Jharkhand High Court: In an appeal against the judgment of conviction and order of sentence passed by the Trial Court, the Division Bench of Sujit Narayan Prasad* and Subhash Chand, JJ. dismissed the same, relying on the witness evidence and the settled position of law. The matter pertains to appellants convicted under Section 302 read with Section 34 and Section 148 of the Penal Code, 1860 (‘IPC’) to undergo imprisonment for life and rigorous imprisonment for two years, both the sentences to run concurrently.
The accused persons attacked the informant and deceased with bombs, pistol and chhura (dagger). The police registered a criminal case under Sections 147, 148, 149, 341, 302 and 120-B of IPC and a charge sheet was submitted. The Trial Court examined the witnesses and passed the judgment of conviction, which has been appealed against in the instant matter.

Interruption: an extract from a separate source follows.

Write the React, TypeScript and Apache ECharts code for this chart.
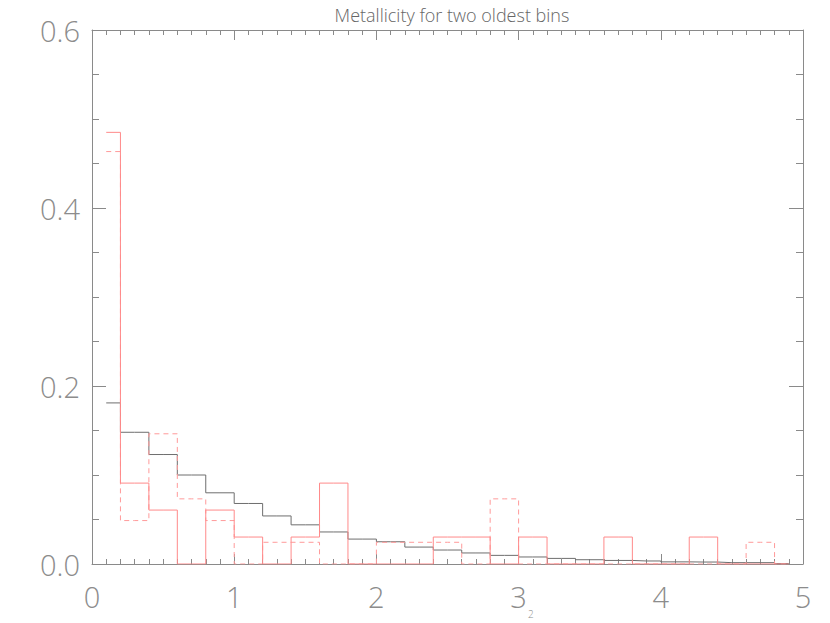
import React, { useEffect, useRef } from "react";
import * as echarts from "echarts";

// Bin centres (bin width 0.2)
const binCenters = [
  0.1, 0.3, 0.5, 0.7, 0.9, 1.1, 1.3, 1.5, 1.7, 1.9, 2.1, 2.3, 2.5, 2.7, 2.9,
  3.1, 3.3, 3.5, 3.7, 3.9, 4.1, 4.3, 4.5, 4.7, 4.9,
];

// Black histogram
const blackValues = [
  0.181, 0.148, 0.123, 0.1, 0.08, 0.068, 0.054, 0.044, 0.036, 0.028, 0.025,
  0.019, 0.0157, 0.0124, 0.0097, 0.0079, 0.0063, 0.0048, 0.004, 0.0034,
  0.0024, 0.0022, 0.0015, 0.0015, 0.0005,
];

// Red solid histogram
const redSolidValues = [
  0.485, 0.0909, 0.0606, 0, 0.0606, 0.0303, 0, 0.0303, 0.0909, 0, 0, 0,
  0.0303, 0.0303, 0, 0.0303, 0, 0, 0.0303, 0, 0, 0.0303, 0, 0, 0,
];

// Red dashed histogram
const redDashedValues = [
  0.4634, 0.0488, 0.1463, 0.0732, 0.0488, 0, 0.0244, 0.0244, 0, 0, 0.0244,
  0.0244, 0.0244, 0, 0.0732, 0, 0, 0, 0, 0, 0, 0, 0, 0.0244, 0,
];

const titleText = "Metallicity for two oldest bins";
const xAxisNameFragment = "2";
const xTicks = { min: 0, max: 5, interval: 1 };
const yTicks = { min: 0, max: 0.6, interval: 0.2 };

const axisColor = "#8a8a8a";
const labelColor = "#8c8c8c";
const labelFont = "'Open Sans', 'DejaVu Sans', sans-serif";

export default function App() {
  const ref = useRef<HTMLDivElement>(null);

  useEffect(() => {
    if (!ref.current) return;
    const chart = echarts.init(ref.current, null, { renderer: "svg" });
    const toPairs = (vals: number[]) => binCenters.map((x, i) => [x, vals[i]]);

    const xCommon = {
      type: "value" as const,
      min: xTicks.min,
      max: xTicks.max,
      interval: xTicks.interval,
      axisLine: { show: true, onZero: false, lineStyle: { color: axisColor, width: 1 } },
      axisTick: { show: true, inside: true, length: 10, lineStyle: { color: axisColor } },
      minorTick: { show: true, splitNumber: 10, length: 5, lineStyle: { color: axisColor } },
      splitLine: { show: false },
      minorSplitLine: { show: false },
    };
    const yCommon = {
      type: "value" as const,
      min: yTicks.min,
      max: yTicks.max,
      interval: yTicks.interval,
      axisLine: { show: true, onZero: false, lineStyle: { color: axisColor, width: 1 } },
      axisTick: { show: true, inside: true, length: 14, lineStyle: { color: axisColor } },
      minorTick: { show: true, splitNumber: 4, length: 7, lineStyle: { color: axisColor } },
      splitLine: { show: false },
      minorSplitLine: { show: false },
    };

    chart.setOption({
      animation: false,
      backgroundColor: "#ffffff",
      title: {
        text: titleText,
        left: 447,
        textAlign: "center",
        top: 1,
        textStyle: {
          fontFamily: labelFont,
          fontSize: 18,
          fontWeight: 300,
          color: "#666",
        },
      },
      grid: { left: 92, right: 27, top: 30, bottom: 59 },
      xAxis: [
        {
          ...xCommon,
          position: "bottom",
          axisLabel: {
            show: true,
            margin: 18,
            fontFamily: labelFont,
            fontWeight: 300,
            fontSize: 29,
            color: labelColor,
            formatter: (v: number) => String(Math.round(v)),
          },
        },
        { ...xCommon, position: "top", axisLabel: { show: false } },
      ],
      yAxis: [
        {
          ...yCommon,
          position: "left",
          axisLabel: {
            show: true,
            margin: 12,
            fontFamily: labelFont,
            fontWeight: 300,
            fontSize: 29,
            color: labelColor,
            formatter: (v: number) => v.toFixed(1),
          },
        },
        { ...yCommon, position: "right", axisLabel: { show: false } },
      ],
      graphic: [
        {
          type: "text",
          left: 528,
          top: 609,
          style: {
            text: xAxisNameFragment,
            fontFamily: labelFont,
            fontWeight: 300,
            fontSize: 10,
            fill: labelColor,
          },
        },
      ],
      series: [
        {
          type: "line",
          step: "middle",
          showSymbol: false,
          data: toPairs(blackValues),
          lineStyle: { color: "#6e6e6e", width: 1 },
          z: 2,
        },
        {
          type: "line",
          step: "middle",
          showSymbol: false,
          data: toPairs(redDashedValues),
          lineStyle: { color: "#ff9a9a", width: 1, type: [5, 4] },
          z: 3,
        },
        {
          type: "line",
          step: "middle",
          showSymbol: false,
          data: toPairs(redSolidValues),
          lineStyle: { color: "#ff8a8a", width: 1 },
          z: 4,
        },
      ],
    });

    return () => chart.dispose();
  }, []);

  return (
    <div
      ref={ref}
      style={{ position: "fixed", left: 0, top: 0, width: 830, height: 623 }}
    />
  );
}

The Court in this matter scrutinized the statements of witnesses and the nature of injuries incurred by the deceased. Some of the arguments based on witness statements were regarded unacceptable by the Court. For consideration of testimony of hostile witnesses, the Court referred to Mrinal Das v. State of Tripura, (2011) 9 SCC 479 wherein, the Supreme Court held that “It is settled law that corroborated part of evidence of hostile witness regarding commission of offence is admissible.”
One of the grounds of challenge by the appellants include non-examination of the Investigating Officer (‘IO’). The Court relied on Raj Kishore Jha v. State of Bihar, (2003) 11 SCC 519 and Dinesh Yadav v. State of Jharkhand, (2017) 5 SCC 764 and observed that non-examination of the IO does not always prejudice the prosecution story.
The Court also found it incorrect on the part of the appellants raising the issue that there are no material exhibits and referred to the inquest report and the seizure memo, wherein seized articles have been mentioned. Examining the nature of injuries as per the doctor’s examination, the Court did not find any error in the Trial Court’s findings against the appellant’s ground of challenge that ‘chhura can only cause penetrating wounds’.
The Bench relied on Mukesh Kumar v. State of Delhi, (2015) 17 SCC 694 and Shyamal Ghosh v. State of W.B., (2012) 7 SCC 646 and said that “some contradiction and discrepancies in the testimonies not enough to vitiate the prosecution story”. Further, it said that the mechanical rejection of testimony of witness even if the informant of the given case is the brother of the deceased, cannot be fit to be disallowed and if thoughtful consideration has been given with respect to testimony of the informant by the Trial Court, the same cannot be said to suffer from an error.
Referring to the settled principle of law for reading the entire evidence as a whole, the Court relied on several cases including Bhagwan Jagannath Markad v. State of Maharashtra, (2016) 10 SCC 537 and State of Karnataka v. Suvarnamma, (2015) 1 SCC 323.
Thus, the Court dismissed the instant appeal and held that the prosecution has been able to prove the charge beyond all shadow of doubt, which cannot be said to suffer from an error. The Court also pointed out an infirmity in the order of sentence to undergo rigorous imprisonment for the offence committed, since fine is mandatory to be inflicted along with sentence of rigorous imprisonment as provided under Section 302 of IPC. The Court modified the sentence by imposing rigorous imprisonment for life, with fine of Rs. 5,000/- to each of the appellants.
[Bhim Singh v. State of Bihar, 2023 SCC OnLine Jhar 46, judgment dated 31-01-2023]
*Judgment authored by: Justice Sujit Narayan Prasad
Advocates who appeared in this case :
For Appellants: Advocate A.N. Deo;
For State: Additional Public Prosecutor Vandana Bharti.